ChatGPT gets code questions wrong 52% of the time

☆ Yσɠƚԋσʂ ☆@lemmy.ml · 1 year ago

ChatGPT gets code questions wrong 52% of the time

SirGolan@lemmy.sdf.org · edit-2 1 year ago

Wait a second here… I skimmed the paper and GitHub and didn’t find an answer to a very important question: is this GPT3.5 or 4? There’s a huge difference in code quality between the two and either they made a giant accidental omission or they are being intentionally misleading. Please correct me if I missed where they specified that. I’m assuming they were using GPT3.5, so yeah those results would be as expected. On the HumanEval benchmark, GPT4 gets 67% and that goes up to 90% with reflexion prompting. GPT3.5 gets 48.1%, which is exactly what this paper is saying. (source).

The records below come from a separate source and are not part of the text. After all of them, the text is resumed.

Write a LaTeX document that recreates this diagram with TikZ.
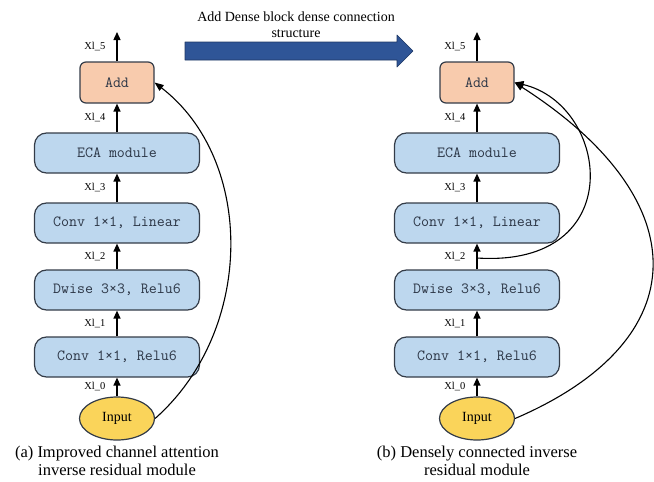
\documentclass[tikz,border=0pt]{standalone}
\usepackage{fontspec}
\setmainfont{Liberation Serif}
\usetikzlibrary{arrows.meta,shapes.geometric}
\definecolor{boxblue}{RGB}{189,215,238}
\definecolor{addorange}{RGB}{248,203,173}
\definecolor{inyellow}{RGB}{250,212,90}
\definecolor{edgegray}{RGB}{52,60,72}
\definecolor{textgray}{RGB}{44,54,70}
\definecolor{arrowblue}{RGB}{47,85,151}
\definecolor{arrowedge}{RGB}{31,56,100}

\begin{document}
\begin{tikzpicture}[x=1pt,y=-1pt,line join=round,
    block/.style={draw=edgegray,line width=1.2pt,fill=boxblue,rounded corners=12pt,
      minimum width=165pt,minimum height=40pt,text=textgray,
      font=\ttfamily\fontsize{15.5}{17}\selectfont},
    addblock/.style={block,fill=addorange,rounded corners=6pt,minimum width=74pt,minimum height=41pt},
    inblock/.style={draw=edgegray,line width=1.2pt,fill=inyellow,ellipse,inner sep=0pt,
      minimum width=75pt,minimum height=43pt,font=\fontsize{14}{16}\selectfont},
    flow/.style={-{Triangle[length=8pt,width=7pt]},line width=1.3pt},
    shortcut/.style={-{Triangle[length=9pt,width=7pt]},line width=1.1pt},
    xlab/.style={left=11pt,inner sep=0pt,font=\fontsize{10.5}{12}\selectfont},
    captext/.style={align=center,font=\fontsize{16.5}{18}\selectfont}]
    \useasboundingbox (0,0) rectangle (654,482);
    % big arrow between the two modules
    \fill[arrowblue,draw=arrowedge,line width=0.6pt](185,42)--(397,42)--(397,35)--(413,51)--(397,67)--(397,60)--(185,60)--cycle;
    \node[font=\fontsize{14}{16}\selectfont,align=center] (note) at (296,25) {Add Dense block dense connection\\structure};
    \begin{scope}[shift={(0,0)}]
      \node[addblock] (add1) at (117,82.5) {Add};
      \node[block] (eca1) at (117,153) {ECA module};
      \node[block] (lin1) at (117,223) {Conv 1×1, Linear};
      \node[block] (dw1) at (117,290) {Dwise 3×3, Relu6};
      \node[block] (rel1) at (117,357) {Conv 1×1, Relu6};
      \node[inblock] (in1) at (117,418.5) {Input};
      \coordinate (out1) at (117,32);
      \draw[flow](in1)--node[xlab]{Xl\_0}(rel1);
      \draw[flow](rel1)--node[xlab]{Xl\_1}(dw1);
      \draw[flow](dw1)--node[xlab]{Xl\_2}(lin1);
      \draw[flow](lin1)--node[xlab]{Xl\_3}(eca1);
      \draw[flow](eca1)--node[xlab]{Xl\_4}(add1);
      \draw[flow](add1)--node[xlab]{Xl\_5}(out1);
      \draw[shortcut](in1.east) .. controls (255,330) and (255,160) .. (add1.east);
      \node[captext] (cap1) at (117,461) {(a) Improved channel attention\\inverse residual module};
    \end{scope}
    \begin{scope}[shift={(360,0)}]
      \node[addblock] (add2) at (117,82.5) {Add};
      \node[block] (eca2) at (117,153) {ECA module};
      \node[block] (lin2) at (117,223) {Conv 1×1, Linear};
      \node[block] (dw2) at (117,290) {Dwise 3×3, Relu6};
      \node[block] (rel2) at (117,357) {Conv 1×1, Relu6};
      \node[inblock] (in2) at (117,418.5) {Input};
      \coordinate (out2) at (117,32);
      \coordinate (tap2) at (117,258);
      \draw[flow](in2)--node[xlab]{Xl\_0}(rel2);
      \draw[flow](rel2)--node[xlab]{Xl\_1}(dw2);
      \draw[flow](dw2)--node[xlab]{Xl\_2}(lin2);
      \draw[flow](lin2)--node[xlab]{Xl\_3}(eca2);
      \draw[flow](eca2)--node[xlab]{Xl\_4}(add2);
      \draw[flow](add2)--node[xlab]{Xl\_5}(out2);
      \draw[shortcut](tap2) .. controls (270,268) and (250,105) .. (add2.east);
      \draw[shortcut](in2.east) .. controls (338,340) and (338,200) .. (add2.east);
      \node[captext] (cap2) at (117,461) {(b) Densely connected inverse\\residual module};
    \end{scope}
  \end{tikzpicture}
\end{document}
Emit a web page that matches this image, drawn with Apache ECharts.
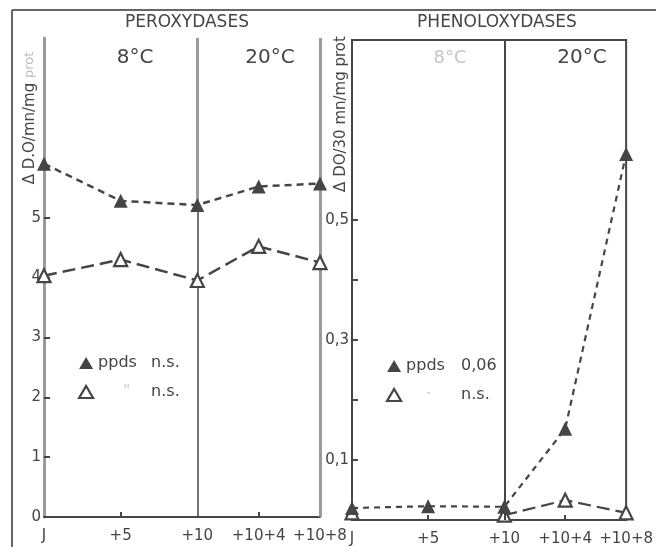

Corkyskog@sh.itjust.works · 1 year ago

Is GPT4 publicly available?

newIdentity@sh.itjust.works · 1 year ago

Yes… If you pay $20 a month

SirGolan@lemmy.sdf.org · 1 year ago

Yes available to anyone in the API or anyone who pays for ChatGPT subscription.

floofloof@lemmy.ca · 1 year ago

Whatever GitHub Copilot uses (the version with the chat feature), I don’t find its code answers to be particularly accurate. Do we know which version that product uses?

SirGolan@lemmy.sdf.org · 1 year ago

If we are talking Copilot then that’s not ChatGPT. But I agree it’s ok. Like it can do simple things well but I go to GPT 4 for the hard stuff. (Or my own brain haha)

☆ Yσɠƚԋσʂ ☆@lemmy.ml · 1 year ago

Oh that’s possible, not sure which one they used either.